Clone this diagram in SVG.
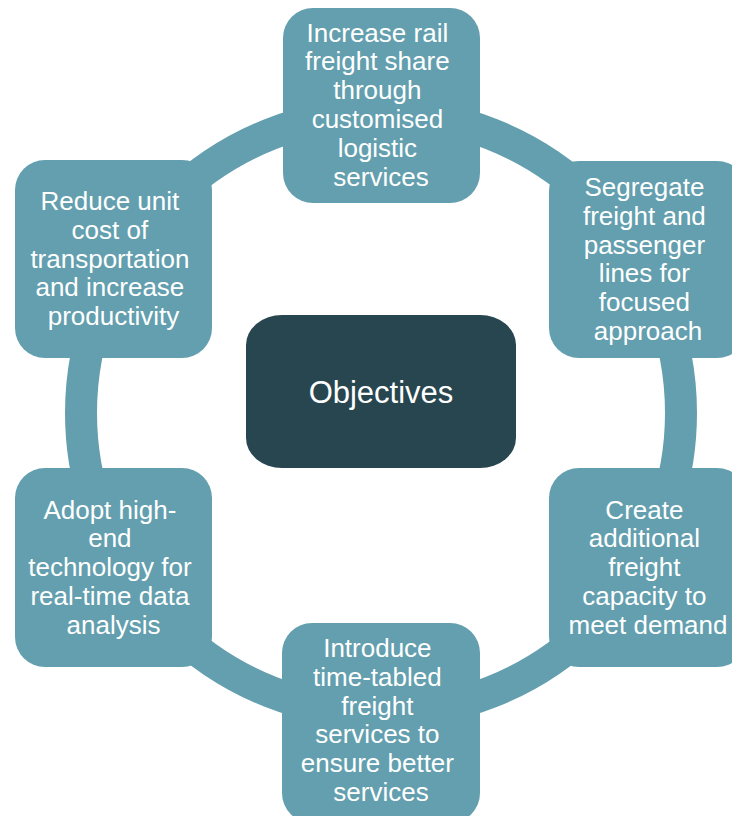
<svg xmlns="http://www.w3.org/2000/svg" width="732" height="816" viewBox="0 0 732 816">
  <style>
    .ring { fill: none; stroke: #639FAE; stroke-width: 32; }
    .box { fill: #639FAE; }
    .hub { fill: #28464F; }
    text { font-family: "Liberation Sans", Arial, sans-serif; fill: #FFFFFF; text-anchor: middle; }
    .lbl { font-size: 26px; }
    .hubtxt { font-size: 31px; }
  </style>
  <rect width="732" height="816" fill="#FFFFFF"/>

  <!-- circular connector joining the six objectives -->
  <g id="connectors">
    <circle class="ring" cx="381" cy="413" r="300"/>
  </g>

  <g id="hub">
    <rect class="hub" x="246" y="315" width="270" height="153" rx="36" ry="30"/>
    <text class="hubtxt" x="381" y="402.5">Objectives</text>
  </g>

  <g id="node-top">
    <rect class="box" x="283" y="8" width="197" height="195" rx="30"/>
    <text class="lbl">
      <tspan x="381" y="41.5">Increase rail</tspan>
      <tspan x="381" dy="28.8">freight share</tspan>
      <tspan x="381" dy="28.8">through</tspan>
      <tspan x="381" dy="28.8">customised</tspan>
      <tspan x="381" dy="28.8">logistic</tspan>
      <tspan x="381" dy="28.8">services</tspan>
    </text>
  </g>

  <g id="node-upper-right">
    <rect class="box" x="549" y="161" width="198" height="197" rx="30"/>
    <text class="lbl">
      <tspan x="648" y="196">Segregate</tspan>
      <tspan x="648" dy="28.8">freight and</tspan>
      <tspan x="648" dy="28.8">passenger</tspan>
      <tspan x="648" dy="28.8">lines for</tspan>
      <tspan x="648" dy="28.8">focused</tspan>
      <tspan x="648" dy="28.8">approach</tspan>
    </text>
  </g>

  <g id="node-lower-right">
    <rect class="box" x="549" y="468" width="198" height="199" rx="30"/>
    <text class="lbl">
      <tspan x="648" y="518.5">Create</tspan>
      <tspan x="648" dy="28.8">additional</tspan>
      <tspan x="648" dy="28.8">freight</tspan>
      <tspan x="648" dy="28.8">capacity to</tspan>
      <tspan x="648" dy="28.8">meet demand</tspan>
    </text>
  </g>

  <g id="node-bottom">
    <rect class="box" x="282" y="623" width="198" height="200" rx="30"/>
    <text class="lbl">
      <tspan x="381" y="657">Introduce</tspan>
      <tspan x="381" dy="28.8">time-tabled</tspan>
      <tspan x="381" dy="28.8">freight</tspan>
      <tspan x="381" dy="28.8">services to</tspan>
      <tspan x="381" dy="28.8">ensure better</tspan>
      <tspan x="381" dy="28.8">services</tspan>
    </text>
  </g>

  <g id="node-lower-left">
    <rect class="box" x="15" y="468" width="197" height="199" rx="30"/>
    <text class="lbl">
      <tspan x="113.5" y="518.5">Adopt high-</tspan>
      <tspan x="113.5" dy="28.8">end</tspan>
      <tspan x="113.5" dy="28.8">technology for</tspan>
      <tspan x="113.5" dy="28.8">real-time data</tspan>
      <tspan x="113.5" dy="28.8">analysis</tspan>
    </text>
  </g>

  <g id="node-upper-left">
    <rect class="box" x="15" y="160" width="197" height="198" rx="30"/>
    <text class="lbl">
      <tspan x="113.5" y="210">Reduce unit</tspan>
      <tspan x="113.5" dy="28.8">cost of</tspan>
      <tspan x="113.5" dy="28.8">transportation</tspan>
      <tspan x="113.5" dy="28.8">and increase</tspan>
      <tspan x="113.5" dy="28.8">productivity</tspan>
    </text>
  </g>
</svg>
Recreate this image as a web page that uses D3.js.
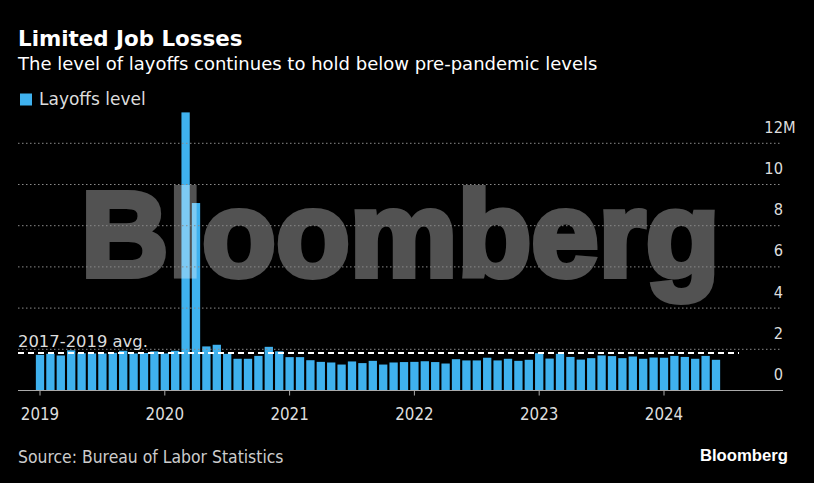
<!DOCTYPE html>
<html>
<head>
<meta charset="utf-8">
<script src="https://cdn.jsdelivr.net/npm/d3@7"></script>
<style>
  body { margin: 0; background: #000; }
  svg { display: block; }
  text { font-family: "DejaVu Sans", sans-serif; }
  .cond { font-family: "DejaVu Sans Condensed", "DejaVu Sans", sans-serif; font-stretch: condensed; }
</style>
</head>
<body>
<script>
// layoffs level, millions, monthly from Jan 2019
var startYear = 2019;
var layoffs = [
  1.73, 1.78, 1.70, 1.95, 1.81, 1.80, 1.80, 1.83, 1.93, 1.80, 1.82, 1.90,
  1.80, 1.93, 13.5, 9.1, 2.14, 2.22, 1.78, 1.54, 1.54, 1.68, 2.12, 1.90,
  1.62, 1.62, 1.47, 1.39, 1.36, 1.26, 1.41, 1.33, 1.44, 1.26, 1.36, 1.38,
  1.39, 1.42, 1.38, 1.31, 1.52, 1.46, 1.46, 1.59, 1.46, 1.54, 1.44, 1.49,
  1.81, 1.55, 1.78, 1.63, 1.50, 1.57, 1.70, 1.67, 1.57, 1.65, 1.54, 1.60,
  1.59, 1.68, 1.63, 1.54, 1.68, 1.49
];
var yearLabels = ["2019", "2020", "2021", "2022", "2023", "2024"];
var yTicks = [0, 2, 4, 6, 8, 10, 12];
var avg2017_2019 = 1.82;

var W = 814, H = 483;
var barColor = "#3fb1ee";

var svg = d3.select("body").append("svg")
    .attr("width", W)
    .attr("height", H);

// month index scale: Jan 2019 -> 0
var x = d3.scaleLinear().domain([0, 60]).range([40, 664]);
var y = d3.scaleLinear().domain([0, 12]).range([390.5, 143.3]);
var bw = 8.3;
var left = 18, right = 783;

// title block
svg.append("text")
    .attr("x", 18).attr("y", 46)
    .style("font-size", "21.4px").style("font-weight", "bold")
    .attr("fill", "#fff")
    .text("Limited Job Losses");

svg.append("text")
    .attr("x", 18).attr("y", 70)
    .style("font-size", "18px")
    .attr("fill", "#fff")
    .text("The level of layoffs continues to hold below pre-pandemic levels");

svg.append("rect")
    .attr("x", 20).attr("y", 93.5)
    .attr("width", 12).attr("height", 12)
    .attr("fill", barColor);

svg.append("text")
    .attr("x", 39).attr("y", 104.5)
    .style("font-size", "17px")
    .attr("fill", "#ddd")
    .text("Layoffs level");

// bars
svg.selectAll(".bar")
    .data(layoffs)
    .enter().append("rect")
    .attr("class", "bar")
    .attr("x", function(d, i) { return x(i) - bw / 2; })
    .attr("y", function(d) { return y(d); })
    .attr("width", bw)
    .attr("height", function(d) { return y(0) - y(d); })
    .attr("fill", barColor);

// watermark, over the bars
svg.append("g")
    .attr("opacity", 0.32)
  .append("text")
    .attr("x", 81).attr("y", 276)
    .style("font-family", "'Liberation Sans', Arial, sans-serif")
    .style("font-size", "121px")
    .style("font-weight", "bold")
    .attr("fill", "#fff")
    .attr("stroke", "#fff")
    .attr("stroke-width", 6)
    .text("Bloomberg");

// gridlines, drawn over the watermark
svg.selectAll(".grid")
    .data(yTicks.filter(function(d) { return d > 0; }))
    .enter().append("line")
    .attr("class", "grid")
    .attr("x1", left).attr("x2", right - 1)
    .attr("y1", function(d) { return y(d); })
    .attr("y2", function(d) { return y(d); })
    .attr("stroke", "#8a8a8a")
    .attr("stroke-width", 1)
    .attr("stroke-dasharray", "1.5,2.5");

// y labels sit above their gridline
svg.selectAll(".ylab")
    .data(yTicks)
    .enter().append("text")
    .attr("class", "ylab cond")
    .attr("x", right)
    .attr("y", function(d) { return y(d) - 10.5; })
    .attr("text-anchor", "end")
    .style("font-size", "16.3px")
    .attr("fill", "#ddd")
    .text(function(d) { return d; });

svg.append("text")
    .attr("class", "cond")
    .attr("x", right).attr("y", y(12) - 10.5)
    .style("font-size", "16.3px")
    .attr("fill", "#ddd")
    .text("M");

// x axis
svg.append("line")
    .attr("x1", left).attr("x2", right)
    .attr("y1", y(0)).attr("y2", y(0))
    .attr("stroke", "#aaa")
    .attr("stroke-width", 1);

svg.selectAll(".xtick")
    .data(yearLabels)
    .enter().append("line")
    .attr("class", "xtick")
    .attr("x1", function(d, i) { return x(i * 12); })
    .attr("x2", function(d, i) { return x(i * 12); })
    .attr("y1", y(0)).attr("y2", y(0) + 5)
    .attr("stroke", "#aaa");

svg.selectAll(".xlab")
    .data(yearLabels)
    .enter().append("text")
    .attr("class", "xlab cond")
    .attr("x", function(d, i) { return x(i * 12); })
    .attr("y", 420)
    .attr("text-anchor", "middle")
    .style("font-size", "16.8px")
    .attr("fill", "#ddd")
    .text(function(d) { return d; });

// 2017-2019 average reference
svg.append("line")
    .attr("x1", left).attr("x2", 739)
    .attr("y1", y(avg2017_2019)).attr("y2", y(avg2017_2019))
    .attr("stroke", "#fff")
    .attr("stroke-width", 2)
    .attr("stroke-dasharray", "6,4");

svg.append("text")
    .attr("x", 18).attr("y", 346.7)
    .style("font-size", "16.4px")
    .attr("fill", "#ddd")
    .text("2017-2019 avg.");

// footer
svg.append("text")
    .attr("class", "cond")
    .attr("x", 18).attr("y", 462.5)
    .style("font-size", "17.4px")
    .attr("fill", "#ccc")
    .text("Source: Bureau of Labor Statistics");

svg.append("text")
    .attr("x", 788).attr("y", 460.7)
    .attr("text-anchor", "end")
    .style("font-family", "'Liberation Sans', Arial, sans-serif")
    .style("font-size", "16.7px")
    .style("font-weight", "bold")
    .attr("fill", "#fff")
    .text("Bloomberg");
</script>
</body>
</html>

#### What is asked
Copy out each line of the material that holds the word "this".

#### In response
Clone this diagram in SVG.
Recreate this image as a web page that uses D3.js.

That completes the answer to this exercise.